Tattoos and Televison
Last night was the premier of NY Ink. I am so happy for our friends on the show. Our friends have been on all the TLC shows, Miami, LA and now NY. I always hear so many tattooers say that by being on these shows, people are selling out. Really? Selling out? Wouldn't they if they had the chance to be on TV jump at the chance? I'm sure 8 out of 10, if not 10 out of 10 would if they could. I watched it. I had to see what the new shop looked like. I had to support my LA friends and give them a little west coast love. I can't say for sure that I will watch it on a regular basis. Having lived thru most of my 20's in a tattoo shop working as the shop girl, when I watch TV I like to escape my own reality and dream about someone else's. Never the less it's a cool show with wonderful artists and some of our dearest friends.
After I watched NY Ink and studying for finals and cooking dinner. It was time for some good old fashioned scripted television. I was watching a show on NBC. It was and hour long 'dramedy' about four couples I think. I say I think because it was kind of all over the place. I couldn't even tell if it took place in New York, LA or San Francisco. Truthfully, I wasn't really watching it. I was practicing my guitar and had it on in the background. Anyway, I have a point. I promise. There was one couple, who the husbands character was a tattoo artist. The wife had black hair and a raspy voice. They both wore leather cuffs on their wrists. I guess if I had been the costume designer I probably would have dressed them the same way, but since I wasn't, and I am actually married to a tattoo artist, I thought it was pretty typical. Typical costume and casting. The man kept bringing up that he was a tattoo artist. Going so far as to point to the one tattoo he had on his arm (put there by the make up department), and even drawing a tattoo design to give to a girl he sat next to on the plane. As I watched this I sat and wondered. Is it so main stream now to be a tattoo artist that television is writing 'tattoo artist' as a character? For me I'm married to one so naturally many of my friends are tattoo artists and their wives, but is this true for people outside the tattoo industry? Or is it that now there are just so many tattooers in general. Has tattooing become as main stream as lawyer, doctor, barista? Cut to the commercial break. It was a commercial that said turkeys don't make good tattoo artists, they make good turkey burgers. Seriously? They even had the turkey doing a tattoo on a girl in a tattoo shop. What will they think of next?

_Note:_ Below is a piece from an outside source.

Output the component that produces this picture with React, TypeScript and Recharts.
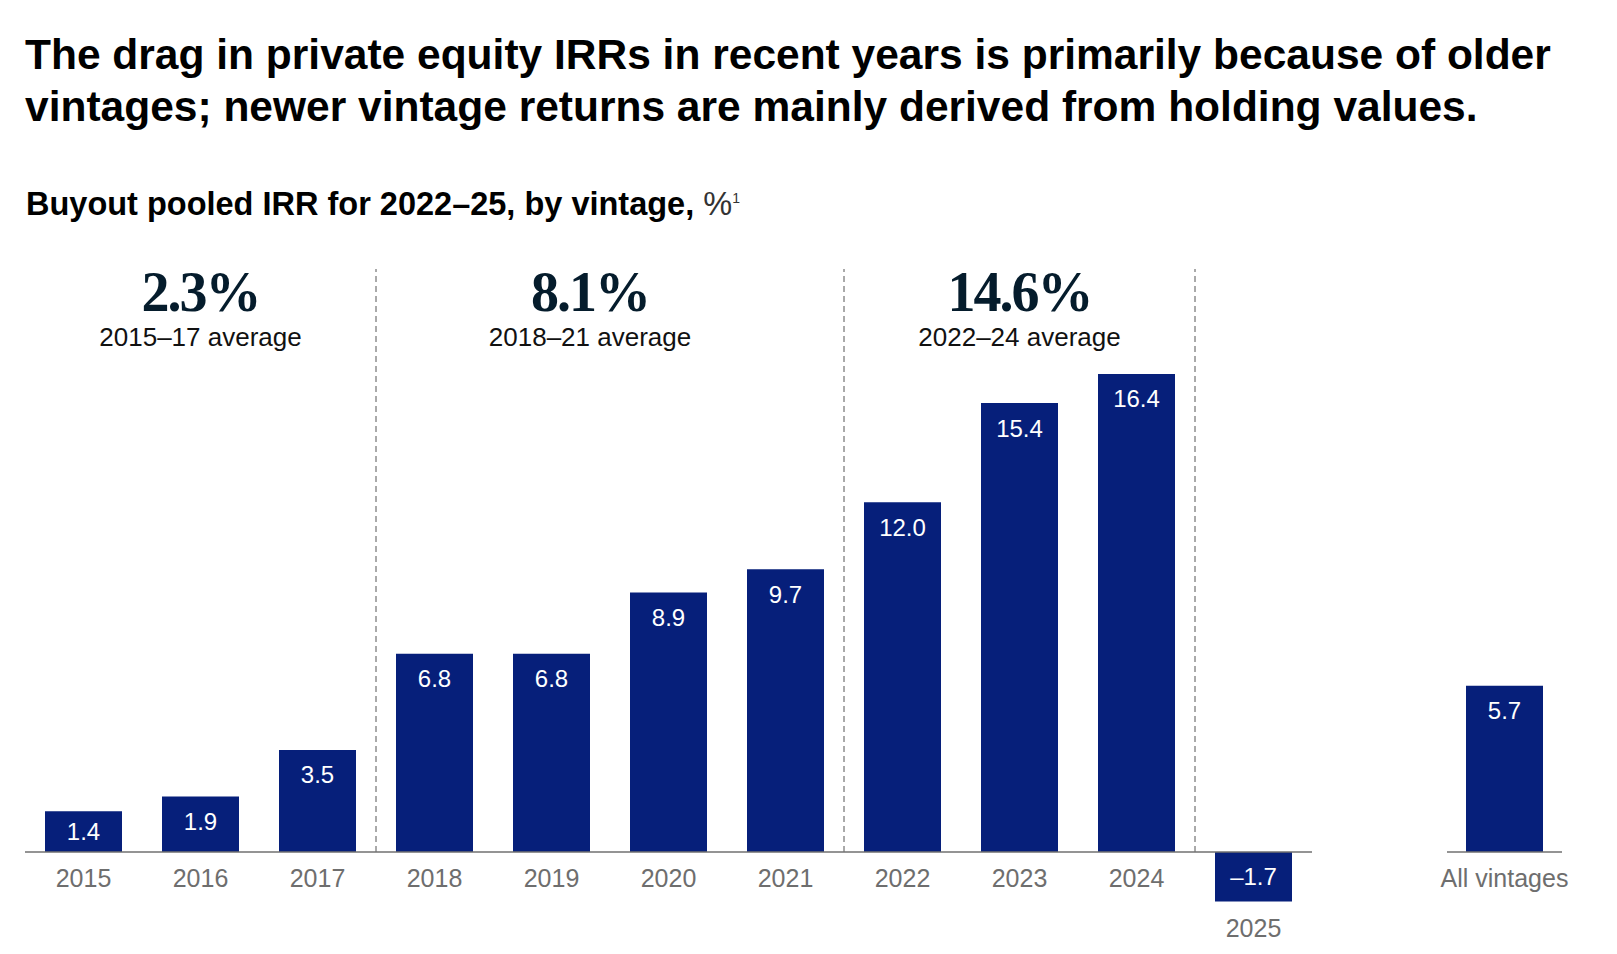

As I sit here and write this I wonder. Is the old school of tattooing so old now that future generations of tattooers will only have the era of tattoos on television to base their careers on? What will the tattoo industry be like then? Will people's kids grow up will they want to buy tattoo equipment because they are bored and need a new hobby? I can't say.
But I can say this. If tattoos are so main stream now, than you can stop touching my tattoos when I'm in line at the grocery store, the mall, the post office, the bar, at a concert or anywhere else I may be.